No Time to Die

ACTION; 2hr 43min

STARRING: Daniel Craig, Rami Malek, Léa Seydoux

No time to bond: Craig

If Sean Connery was the classic James Bond, Roger Moore the handsome one and George Lazenby the other guy, for each of his five outings Daniel Craig has contemporised a no-BS Bond. Craig rocks steel-tipped purpose like a bespoke tux, and never more than when set upon by a posse of killers in the pre-credits stoush of director Cary Joji Fukunaga’s meaty major work.


While dealing with quite possibly the world’s most disastrous romantic getaway in storybook Matera (with Seydoux’s Dr Madeleine Swann, whom he vows never to see again, as if), James narrowly evades being blown up. This puts an understandable damper on things, especially since he suspects Madeleine is behind the blast. Five years later, with his disposition not notably improved, James’s Jamaican retirement is rudely interrupted by the rearing of Spectre’s ugly heads and CIA agent Felix Leiter (Jeffrey Wright) requesting the pleasure of his company in Cuba.


On arrival, sleekly choreographed chaos ensues courtesy of a kidnapped MI6 scientist (David Dencik) and his DNA-tailored time bomb.
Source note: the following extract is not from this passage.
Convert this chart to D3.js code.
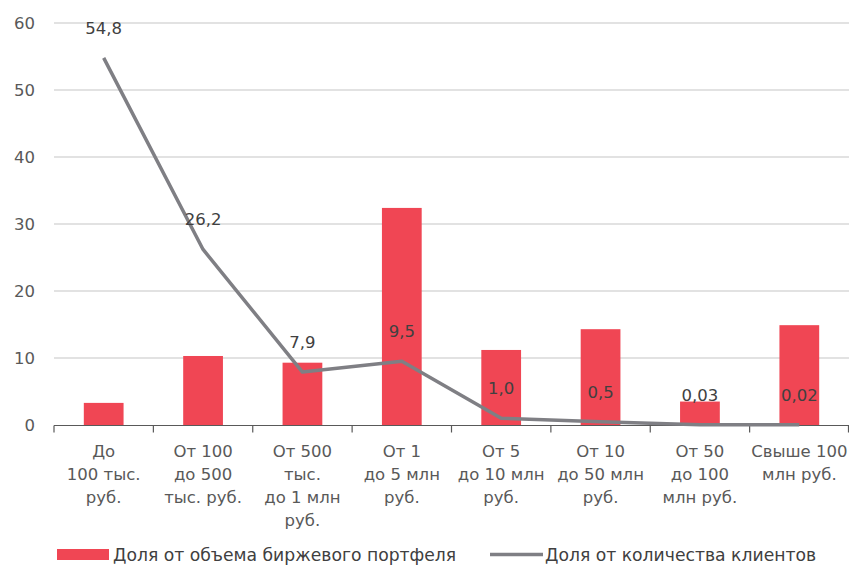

It’s exhausting to witness let alone survive, which JB does against all sane odds because, you know, no time, etc. By this point, one hour and six minutes have passed with another costly, widescreen chunk to unpack: Bond’s successor (Lashana Lynch) is barely getting started, the diabolical Ernst Blofeld (Christoph Waltz) and Lyutsifer Safin (Malek) are lurking in their respective wings, and Q (Ben Whishaw) and M (Ralph Fiennes) are up to their ears in wonk work.


The gadgets and heroics mostly feel familiar. Even the slime of evil has a kind of cosy sheen. But sometimes the familiar can be all to the good. What better escape from months of narrowed horizons than the trappings of a burnished myth that smashes limitations?